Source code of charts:

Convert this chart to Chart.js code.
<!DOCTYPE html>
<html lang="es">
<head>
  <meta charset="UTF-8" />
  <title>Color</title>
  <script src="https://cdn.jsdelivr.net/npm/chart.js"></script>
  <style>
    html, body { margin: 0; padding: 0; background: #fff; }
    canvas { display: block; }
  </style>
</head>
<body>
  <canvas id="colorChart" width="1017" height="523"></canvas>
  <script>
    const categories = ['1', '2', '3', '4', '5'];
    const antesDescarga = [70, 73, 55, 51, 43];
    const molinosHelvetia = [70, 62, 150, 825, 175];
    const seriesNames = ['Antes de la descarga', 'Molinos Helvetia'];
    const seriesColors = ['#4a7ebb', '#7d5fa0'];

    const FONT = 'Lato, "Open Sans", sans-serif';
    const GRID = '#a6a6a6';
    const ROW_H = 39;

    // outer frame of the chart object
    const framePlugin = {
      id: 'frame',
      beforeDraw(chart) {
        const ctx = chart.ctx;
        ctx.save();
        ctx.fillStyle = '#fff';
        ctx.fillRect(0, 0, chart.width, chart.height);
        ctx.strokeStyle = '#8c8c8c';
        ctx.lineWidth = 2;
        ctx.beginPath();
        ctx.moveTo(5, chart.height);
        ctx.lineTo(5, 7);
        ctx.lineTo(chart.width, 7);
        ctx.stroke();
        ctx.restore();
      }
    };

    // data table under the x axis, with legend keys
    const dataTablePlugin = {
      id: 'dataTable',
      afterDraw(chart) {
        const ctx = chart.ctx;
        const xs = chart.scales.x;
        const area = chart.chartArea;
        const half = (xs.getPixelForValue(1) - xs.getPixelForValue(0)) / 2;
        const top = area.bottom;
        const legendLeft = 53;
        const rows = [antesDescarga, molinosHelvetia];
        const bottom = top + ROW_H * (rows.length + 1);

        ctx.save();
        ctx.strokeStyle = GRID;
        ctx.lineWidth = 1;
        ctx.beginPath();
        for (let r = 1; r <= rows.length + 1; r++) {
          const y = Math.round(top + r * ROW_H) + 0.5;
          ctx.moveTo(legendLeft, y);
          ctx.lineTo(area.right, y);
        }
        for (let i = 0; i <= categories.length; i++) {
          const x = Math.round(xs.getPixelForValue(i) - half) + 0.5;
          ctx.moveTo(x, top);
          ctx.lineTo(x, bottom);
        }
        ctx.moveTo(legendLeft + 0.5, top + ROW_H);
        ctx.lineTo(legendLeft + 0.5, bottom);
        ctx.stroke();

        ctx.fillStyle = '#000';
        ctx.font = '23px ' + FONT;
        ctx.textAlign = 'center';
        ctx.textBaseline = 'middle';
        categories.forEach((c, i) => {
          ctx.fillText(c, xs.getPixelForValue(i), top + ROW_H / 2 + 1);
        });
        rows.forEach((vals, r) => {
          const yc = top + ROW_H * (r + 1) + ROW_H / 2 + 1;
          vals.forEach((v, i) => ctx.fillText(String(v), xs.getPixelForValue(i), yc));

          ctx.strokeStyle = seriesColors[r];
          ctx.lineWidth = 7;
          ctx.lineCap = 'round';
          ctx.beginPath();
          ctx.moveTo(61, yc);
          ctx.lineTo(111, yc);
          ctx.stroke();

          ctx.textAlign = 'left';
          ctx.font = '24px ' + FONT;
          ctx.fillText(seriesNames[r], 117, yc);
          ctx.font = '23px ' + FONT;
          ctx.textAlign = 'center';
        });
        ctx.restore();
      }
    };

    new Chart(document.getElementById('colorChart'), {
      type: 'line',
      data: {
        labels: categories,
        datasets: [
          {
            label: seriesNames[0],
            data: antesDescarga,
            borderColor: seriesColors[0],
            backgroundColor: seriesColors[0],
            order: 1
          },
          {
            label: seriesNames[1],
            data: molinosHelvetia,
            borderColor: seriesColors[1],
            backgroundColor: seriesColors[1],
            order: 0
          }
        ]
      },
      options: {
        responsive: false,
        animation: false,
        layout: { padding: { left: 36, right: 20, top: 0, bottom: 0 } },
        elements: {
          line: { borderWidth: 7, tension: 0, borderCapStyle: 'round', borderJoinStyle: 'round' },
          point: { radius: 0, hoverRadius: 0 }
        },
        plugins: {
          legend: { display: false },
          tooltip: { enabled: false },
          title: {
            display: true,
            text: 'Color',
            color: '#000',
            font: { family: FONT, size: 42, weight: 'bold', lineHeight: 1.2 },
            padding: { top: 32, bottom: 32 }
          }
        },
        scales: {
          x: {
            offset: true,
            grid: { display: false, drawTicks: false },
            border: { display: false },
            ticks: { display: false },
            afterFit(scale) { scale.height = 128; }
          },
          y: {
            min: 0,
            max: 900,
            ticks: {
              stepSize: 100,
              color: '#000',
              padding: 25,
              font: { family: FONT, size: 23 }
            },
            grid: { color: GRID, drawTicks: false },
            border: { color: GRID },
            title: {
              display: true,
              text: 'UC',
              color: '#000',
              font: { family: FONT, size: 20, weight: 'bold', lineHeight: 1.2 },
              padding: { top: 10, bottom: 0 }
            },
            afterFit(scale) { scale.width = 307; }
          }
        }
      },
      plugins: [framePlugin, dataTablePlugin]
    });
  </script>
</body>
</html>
---
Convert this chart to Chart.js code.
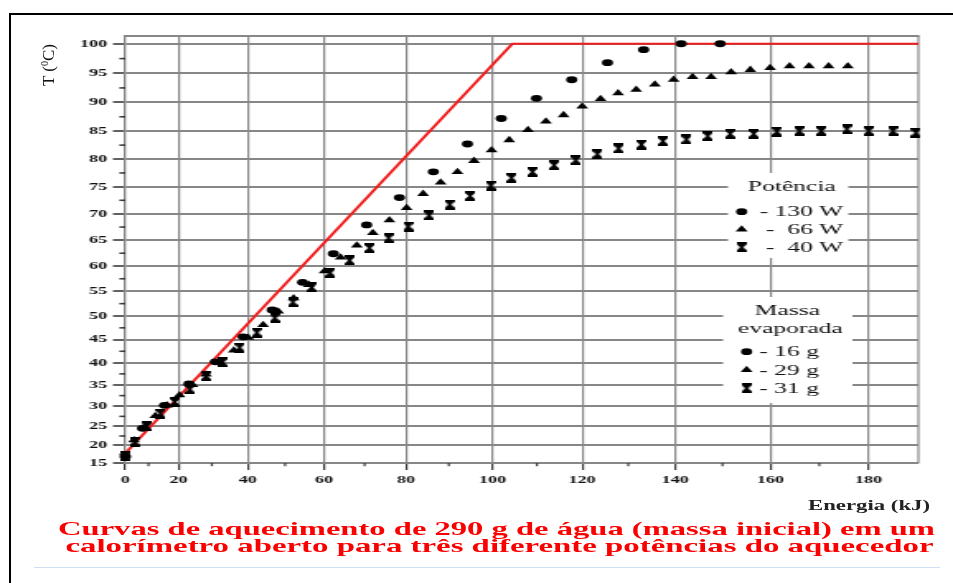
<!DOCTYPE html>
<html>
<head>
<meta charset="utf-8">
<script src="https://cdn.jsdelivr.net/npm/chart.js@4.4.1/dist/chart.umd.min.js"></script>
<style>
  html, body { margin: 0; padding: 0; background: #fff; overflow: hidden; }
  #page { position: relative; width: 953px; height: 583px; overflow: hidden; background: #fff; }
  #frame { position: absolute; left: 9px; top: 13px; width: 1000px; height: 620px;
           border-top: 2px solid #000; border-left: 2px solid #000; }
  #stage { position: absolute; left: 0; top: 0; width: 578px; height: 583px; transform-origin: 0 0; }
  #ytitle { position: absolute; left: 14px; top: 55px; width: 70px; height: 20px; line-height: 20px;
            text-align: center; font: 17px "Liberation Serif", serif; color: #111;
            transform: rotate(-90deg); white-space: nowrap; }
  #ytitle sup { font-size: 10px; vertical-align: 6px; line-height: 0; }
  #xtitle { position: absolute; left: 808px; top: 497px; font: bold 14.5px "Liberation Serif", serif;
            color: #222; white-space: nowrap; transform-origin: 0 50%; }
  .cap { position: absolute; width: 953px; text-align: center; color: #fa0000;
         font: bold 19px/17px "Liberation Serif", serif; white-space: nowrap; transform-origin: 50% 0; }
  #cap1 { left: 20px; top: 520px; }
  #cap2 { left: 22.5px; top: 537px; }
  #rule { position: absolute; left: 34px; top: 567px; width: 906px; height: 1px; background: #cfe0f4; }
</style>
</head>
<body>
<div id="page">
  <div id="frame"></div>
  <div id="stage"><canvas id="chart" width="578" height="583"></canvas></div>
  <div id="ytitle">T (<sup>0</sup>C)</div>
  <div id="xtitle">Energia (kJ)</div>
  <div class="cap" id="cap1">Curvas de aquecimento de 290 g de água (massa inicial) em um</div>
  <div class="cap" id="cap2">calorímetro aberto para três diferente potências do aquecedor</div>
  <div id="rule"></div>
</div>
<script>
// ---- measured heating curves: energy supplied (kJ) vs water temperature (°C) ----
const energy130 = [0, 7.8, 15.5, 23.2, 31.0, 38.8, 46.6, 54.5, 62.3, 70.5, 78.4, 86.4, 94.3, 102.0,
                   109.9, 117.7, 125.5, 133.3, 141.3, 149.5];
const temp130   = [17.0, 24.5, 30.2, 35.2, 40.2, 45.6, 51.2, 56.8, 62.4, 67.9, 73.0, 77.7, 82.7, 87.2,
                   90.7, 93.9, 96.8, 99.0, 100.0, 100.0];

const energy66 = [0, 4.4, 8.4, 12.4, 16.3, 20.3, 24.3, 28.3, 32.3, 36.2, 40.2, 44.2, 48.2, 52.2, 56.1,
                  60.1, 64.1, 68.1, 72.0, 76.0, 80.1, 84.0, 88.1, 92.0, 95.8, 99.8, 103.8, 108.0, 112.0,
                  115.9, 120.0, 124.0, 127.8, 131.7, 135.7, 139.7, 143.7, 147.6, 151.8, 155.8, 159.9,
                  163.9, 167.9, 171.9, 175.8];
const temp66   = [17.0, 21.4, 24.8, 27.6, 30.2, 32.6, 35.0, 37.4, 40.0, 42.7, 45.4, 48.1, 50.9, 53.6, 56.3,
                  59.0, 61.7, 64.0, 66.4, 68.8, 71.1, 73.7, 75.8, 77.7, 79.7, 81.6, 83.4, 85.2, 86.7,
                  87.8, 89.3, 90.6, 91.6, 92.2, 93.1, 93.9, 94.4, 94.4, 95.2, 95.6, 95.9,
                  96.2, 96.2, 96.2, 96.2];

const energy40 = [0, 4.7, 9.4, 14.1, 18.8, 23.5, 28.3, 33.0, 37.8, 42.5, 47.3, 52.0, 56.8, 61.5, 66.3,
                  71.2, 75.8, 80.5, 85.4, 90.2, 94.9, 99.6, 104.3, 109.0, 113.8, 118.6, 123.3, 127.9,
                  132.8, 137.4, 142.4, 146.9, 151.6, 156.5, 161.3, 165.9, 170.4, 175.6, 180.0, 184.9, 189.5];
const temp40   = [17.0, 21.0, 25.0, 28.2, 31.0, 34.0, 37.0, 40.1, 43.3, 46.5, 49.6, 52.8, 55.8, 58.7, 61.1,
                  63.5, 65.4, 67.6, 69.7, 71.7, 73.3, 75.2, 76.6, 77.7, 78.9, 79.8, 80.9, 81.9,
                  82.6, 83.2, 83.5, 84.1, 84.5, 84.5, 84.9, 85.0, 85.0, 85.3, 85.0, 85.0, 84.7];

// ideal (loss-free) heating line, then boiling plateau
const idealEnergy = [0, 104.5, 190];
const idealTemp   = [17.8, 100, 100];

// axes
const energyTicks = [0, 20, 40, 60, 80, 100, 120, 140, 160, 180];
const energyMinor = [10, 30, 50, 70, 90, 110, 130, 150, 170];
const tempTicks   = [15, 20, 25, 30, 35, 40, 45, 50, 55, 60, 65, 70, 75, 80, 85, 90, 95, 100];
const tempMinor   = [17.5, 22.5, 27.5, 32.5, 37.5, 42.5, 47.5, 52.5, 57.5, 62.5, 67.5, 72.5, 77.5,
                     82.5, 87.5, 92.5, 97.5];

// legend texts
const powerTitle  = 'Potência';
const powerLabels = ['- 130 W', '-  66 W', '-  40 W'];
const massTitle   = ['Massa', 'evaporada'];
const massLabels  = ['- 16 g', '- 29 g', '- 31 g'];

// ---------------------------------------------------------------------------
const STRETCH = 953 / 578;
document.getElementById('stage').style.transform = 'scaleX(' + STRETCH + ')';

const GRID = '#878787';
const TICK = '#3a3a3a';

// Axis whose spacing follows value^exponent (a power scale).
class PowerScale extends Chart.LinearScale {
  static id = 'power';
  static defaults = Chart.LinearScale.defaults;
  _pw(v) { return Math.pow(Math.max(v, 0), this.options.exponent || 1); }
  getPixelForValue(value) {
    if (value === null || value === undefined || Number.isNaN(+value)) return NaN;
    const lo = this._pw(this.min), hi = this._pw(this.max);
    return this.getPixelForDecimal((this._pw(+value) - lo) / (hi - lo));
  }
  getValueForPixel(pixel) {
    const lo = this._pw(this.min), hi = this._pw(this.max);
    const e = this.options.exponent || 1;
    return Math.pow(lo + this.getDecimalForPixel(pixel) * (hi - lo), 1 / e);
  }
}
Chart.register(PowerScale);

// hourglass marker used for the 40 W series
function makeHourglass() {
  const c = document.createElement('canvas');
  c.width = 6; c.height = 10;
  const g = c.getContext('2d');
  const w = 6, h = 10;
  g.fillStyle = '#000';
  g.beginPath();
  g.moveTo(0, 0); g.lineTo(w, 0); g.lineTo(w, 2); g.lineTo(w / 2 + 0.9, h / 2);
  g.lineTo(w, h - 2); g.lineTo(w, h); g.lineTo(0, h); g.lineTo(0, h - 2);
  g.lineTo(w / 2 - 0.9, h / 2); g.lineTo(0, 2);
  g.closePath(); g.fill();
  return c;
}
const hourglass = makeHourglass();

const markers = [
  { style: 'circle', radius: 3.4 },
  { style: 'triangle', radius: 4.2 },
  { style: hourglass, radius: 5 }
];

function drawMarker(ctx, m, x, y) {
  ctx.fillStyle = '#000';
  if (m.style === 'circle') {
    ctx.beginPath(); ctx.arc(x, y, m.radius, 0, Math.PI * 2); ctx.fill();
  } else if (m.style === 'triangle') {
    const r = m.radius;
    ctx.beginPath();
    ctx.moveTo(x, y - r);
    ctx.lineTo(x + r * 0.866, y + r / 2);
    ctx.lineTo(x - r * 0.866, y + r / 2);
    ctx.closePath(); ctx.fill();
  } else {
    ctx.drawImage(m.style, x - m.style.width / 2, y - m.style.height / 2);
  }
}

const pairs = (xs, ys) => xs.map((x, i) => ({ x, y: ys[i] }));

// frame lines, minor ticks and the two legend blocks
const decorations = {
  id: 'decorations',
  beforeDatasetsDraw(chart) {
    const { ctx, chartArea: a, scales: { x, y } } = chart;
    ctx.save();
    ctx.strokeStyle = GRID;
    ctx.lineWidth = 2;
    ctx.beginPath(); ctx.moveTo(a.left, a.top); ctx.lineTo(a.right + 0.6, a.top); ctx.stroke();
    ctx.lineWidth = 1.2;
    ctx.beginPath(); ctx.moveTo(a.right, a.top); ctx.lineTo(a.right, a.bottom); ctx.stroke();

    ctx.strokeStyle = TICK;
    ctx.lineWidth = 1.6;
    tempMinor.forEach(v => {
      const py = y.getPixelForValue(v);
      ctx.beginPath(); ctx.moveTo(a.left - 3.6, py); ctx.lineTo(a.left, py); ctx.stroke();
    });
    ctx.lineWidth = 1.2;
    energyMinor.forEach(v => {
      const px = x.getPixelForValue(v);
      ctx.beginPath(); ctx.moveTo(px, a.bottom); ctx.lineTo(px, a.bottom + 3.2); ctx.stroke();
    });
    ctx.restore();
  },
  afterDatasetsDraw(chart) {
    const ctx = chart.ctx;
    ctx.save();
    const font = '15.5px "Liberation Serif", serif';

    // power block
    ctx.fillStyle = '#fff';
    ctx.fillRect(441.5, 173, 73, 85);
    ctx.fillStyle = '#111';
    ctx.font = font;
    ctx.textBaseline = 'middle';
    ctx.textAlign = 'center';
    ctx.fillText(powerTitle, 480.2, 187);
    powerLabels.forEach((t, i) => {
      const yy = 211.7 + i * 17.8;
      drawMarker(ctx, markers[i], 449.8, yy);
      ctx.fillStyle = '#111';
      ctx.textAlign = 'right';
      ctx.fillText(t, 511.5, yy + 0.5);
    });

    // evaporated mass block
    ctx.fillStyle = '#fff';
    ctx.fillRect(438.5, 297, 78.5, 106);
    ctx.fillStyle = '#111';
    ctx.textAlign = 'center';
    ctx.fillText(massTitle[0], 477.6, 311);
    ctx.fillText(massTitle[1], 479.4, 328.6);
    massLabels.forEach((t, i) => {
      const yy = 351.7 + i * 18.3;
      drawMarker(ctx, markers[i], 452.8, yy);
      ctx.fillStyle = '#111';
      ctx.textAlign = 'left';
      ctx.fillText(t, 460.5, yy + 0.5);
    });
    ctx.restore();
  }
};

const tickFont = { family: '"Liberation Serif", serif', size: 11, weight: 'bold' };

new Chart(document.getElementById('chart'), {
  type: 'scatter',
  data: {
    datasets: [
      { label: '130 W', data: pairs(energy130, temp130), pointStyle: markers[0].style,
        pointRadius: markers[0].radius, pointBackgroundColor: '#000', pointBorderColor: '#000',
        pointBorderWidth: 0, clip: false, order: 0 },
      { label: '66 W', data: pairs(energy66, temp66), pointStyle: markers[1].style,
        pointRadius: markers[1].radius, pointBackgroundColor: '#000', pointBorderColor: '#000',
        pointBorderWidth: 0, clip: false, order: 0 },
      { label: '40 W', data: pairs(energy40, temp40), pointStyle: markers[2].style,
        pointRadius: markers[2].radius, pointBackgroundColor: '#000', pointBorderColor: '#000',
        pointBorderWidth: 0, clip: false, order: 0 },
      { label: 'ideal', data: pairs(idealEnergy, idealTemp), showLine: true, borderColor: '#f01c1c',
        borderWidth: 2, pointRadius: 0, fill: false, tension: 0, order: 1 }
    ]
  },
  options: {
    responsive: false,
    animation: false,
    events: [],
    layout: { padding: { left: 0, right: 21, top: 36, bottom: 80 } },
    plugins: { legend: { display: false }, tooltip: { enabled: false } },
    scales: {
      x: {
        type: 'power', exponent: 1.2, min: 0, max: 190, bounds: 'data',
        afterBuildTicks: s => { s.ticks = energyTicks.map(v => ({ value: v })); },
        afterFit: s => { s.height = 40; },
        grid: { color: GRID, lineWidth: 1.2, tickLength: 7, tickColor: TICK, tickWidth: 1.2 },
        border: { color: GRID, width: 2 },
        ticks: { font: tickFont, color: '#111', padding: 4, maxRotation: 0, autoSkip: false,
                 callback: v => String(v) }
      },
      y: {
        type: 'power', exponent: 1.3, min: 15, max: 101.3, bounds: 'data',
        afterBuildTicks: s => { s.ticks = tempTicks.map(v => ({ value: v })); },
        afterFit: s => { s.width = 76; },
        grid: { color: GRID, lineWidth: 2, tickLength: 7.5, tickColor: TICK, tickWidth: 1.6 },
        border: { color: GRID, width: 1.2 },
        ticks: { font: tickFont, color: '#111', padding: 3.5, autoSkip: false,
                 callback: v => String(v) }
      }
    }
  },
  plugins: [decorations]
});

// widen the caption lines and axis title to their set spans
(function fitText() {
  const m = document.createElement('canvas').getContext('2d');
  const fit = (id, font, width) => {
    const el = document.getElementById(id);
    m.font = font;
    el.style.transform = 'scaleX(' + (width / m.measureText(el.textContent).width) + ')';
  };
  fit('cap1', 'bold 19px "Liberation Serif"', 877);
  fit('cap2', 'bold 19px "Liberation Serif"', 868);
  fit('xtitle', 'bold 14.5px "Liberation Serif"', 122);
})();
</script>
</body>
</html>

Stated goal: Reproduce every line of the listing above in which the string "this" appears.

Answer to the task:
Convert this chart to Chart.js code.
Convert this chart to Chart.js code.
  _pw(v) { return Math.pow(Math.max(v, 0), this.options.exponent || 1); }
    const lo = this._pw(this.min), hi = this._pw(this.max);
    return this.getPixelForDecimal((this._pw(+value) - lo) / (hi - lo));
    const lo = this._pw(this.min), hi = this._pw(this.max);
    const e = this.options.exponent || 1;
    return Math.pow(lo + this.getDecimalForPixel(pixel) * (hi - lo), 1 / e);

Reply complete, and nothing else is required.